Irmela Mensah-Schramm protestiert im November 2016 gegen einen Aufmarsch von Rechtsextremisten in Berlin.
Irmela Mensah-Schramm protestiert im November 2016 gegen einen Aufmarsch von Rechtsextremisten in Berlin.

© Jörg Carstensen/dpa

Die Verdienste von Mensah-Schramm haben sehr viel Anerkennung gefunden. Im vergangenen Jahr hatte sie mit ihren Leihgaben eine tragende Rolle in der Ausstellung "Angezettelt" des Deutschen Historischen Museums Berlin, die sich antisemitischen und rassistischen Aufklebern widmete. Die Ausstellungsmacher dankten Mensah-Schramm, "ohne deren Leidenschaft und Großzügigkeit 'Angezettelt' undenkbar" gewesen wäre.

Immer wieder bedroht und angefeindet

Immer wieder wurde Mensah-Schramm bedroht und angefeindet. Es gab es auch juristische Auseinandersetzungen. Im Juli wurde in Berlin ein Verfahren gegen Mensah-Schramm eingestellt, nachdem sie in einem Zehlendorfer Fußgängertunnel aus dem Graffiti "Merkel muss weg" ein "Merke! Hass weg!" gemacht hatte - zunächst war sie wegen Sachbeschädigung zu einer Geldstrafe von 1800 Euro verurteilt worden. Im sächsischen Bautzen wurde sie 2016 von einem Polizisten angezeigt, weil sie Nazi-Parolen auf einem Verteilerkasten übersprüht hatte. Ebenfalls im vergangenen Jahr hatte sie wegen ihres Protests gegen Pegida Ärger mit der Polizei.

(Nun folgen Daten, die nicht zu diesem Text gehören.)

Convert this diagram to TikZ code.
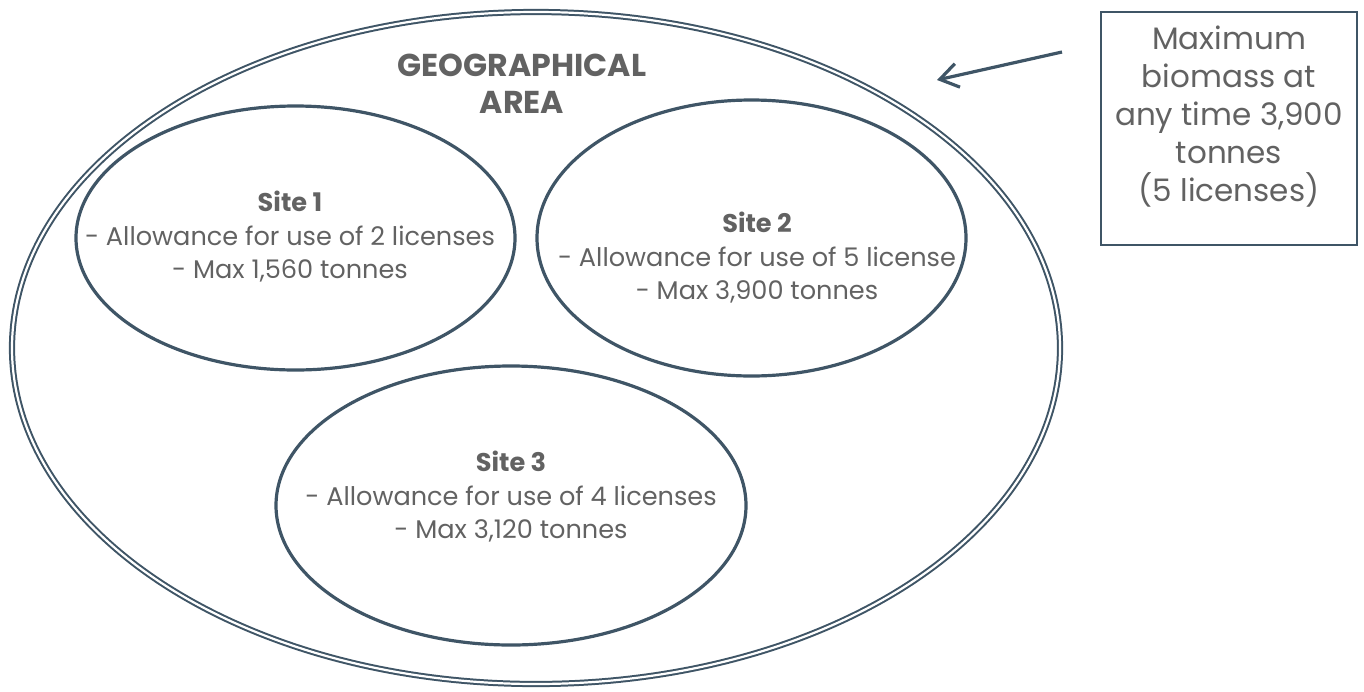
\documentclass[tikz,border=0pt]{standalone}
\usepackage{fontspec}
\setmainfont{Poppins}
\usepackage{xcolor}
\usepackage{tikz}
\usetikzlibrary{positioning,arrows.meta,shapes.geometric}
\definecolor{slate}{HTML}{3F5566}
\definecolor{txtgray}{HTML}{626262}

\begin{document}
\begin{tikzpicture}[
  x=0.5pt, y=-0.5pt,
  font=\fontsize{12.8}{16.75}\selectfont,
  text=txtgray,
  site/.style={draw=slate, ellipse, line width=1.6pt, inner sep=0pt},
  sitetext/.style={align=center, inner sep=0pt},
  area/.style={draw=slate, ellipse, double=white, double distance=1.1pt, line width=1pt, inner sep=0pt, minimum width=524pt, minimum height=336pt},
  infobox/.style={draw=slate, line width=0.8pt, minimum width=128pt, minimum height=116.5pt},
  boxtext/.style={align=center, font=\fontsize{15.5}{19}\selectfont},
  arrow/.style={-{Straight Barb[length=9pt, width=12pt, line width=1.6pt]}, draw=slate, line width=1.6pt}
]
\useasboundingbox (0,0) rectangle (1364,691);
% outer area
\node[area] (geo) at (536,348) {};
\node[font=\bfseries\fontsize{15.8}{18.5}\selectfont, align=center] (geotitle) at (522,84) {GEOGRAPHICAL\\AREA};
% sites
\node[site, minimum width=219.5pt, minimum height=132pt] (site1) at (295.5,238) {};
\node[site, minimum width=214.5pt, minimum height=138pt] (site2) at (751.5,238) {};
\node[site, minimum width=235pt, minimum height=139.5pt] (site3) at (511,505.5) {};
\node[sitetext] (site1text) at (290,237) {\textbf{Site 1}\\- Allowance for use of 2 licenses\\- Max 1,560 tonnes};
\node[sitetext] (site2text) at (757,258) {\textbf{Site 2}\\- Allowance for use of 5 license\\- Max 3,900 tonnes};
\node[sitetext] (site3text) at (511,497) {\textbf{Site 3}\\- Allowance for use of 4 licenses\\- Max 3,120 tonnes};
% limit box
\node[infobox] (limit) at (1229,128.5) {};
\node[boxtext] (limittext) at (1229,117) {Maximum\\biomass at\\any time 3,900\\tonnes\\(5 licenses)};
\coordinate (arrowstart) at (1062,52);
\coordinate (arrowend) at (937,80);
\draw[arrow] (arrowstart) -- (arrowend);
\end{tikzpicture}
\end{document}
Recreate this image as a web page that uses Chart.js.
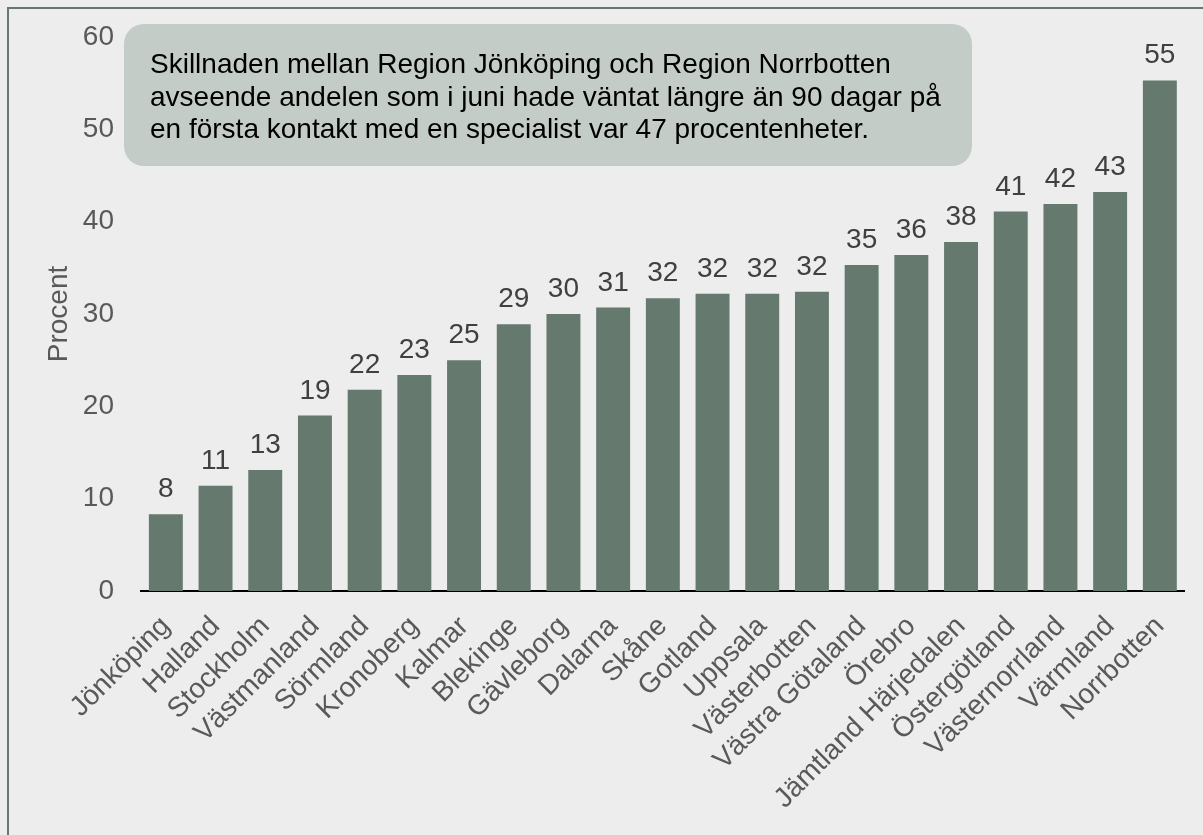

Von Mensah-Schramm und Tretschog war am Donnerstag keine Stellungnahme zu den Vorwürfen zu erhalten. Wenig komfortabel ist die Querfront-Verstrickung auch für die Linke. Der Berliner Kultursenator Klaus Lederer und Bundestagsvizepräsidentin Pau hatten sich erst vor kurzem in den Streit um eine zunächst im Berliner Babylon-Kino geplante Verleihung eines alternativen Kölner "Karlspreises" an Ken Jebsen eingeschaltet, auch er ist im Verschwörungstheoretiker-Milieu beheimatet. Lederer wetterte gegen einen "Jahrmarkt der Verschwörungsgläubigen und Aluhüte". Pau zeigte sich nach Solidarität der Linken-Politiker Wolfgang Gehrcke und Diether Dehm mit Jebsen "entsetzt". Sie twitterte: "Querfront ist einfach übel." Auch Pau und Lederer äußerten sich zu der Kontroverse um Mensah-Schramm zunächst nicht.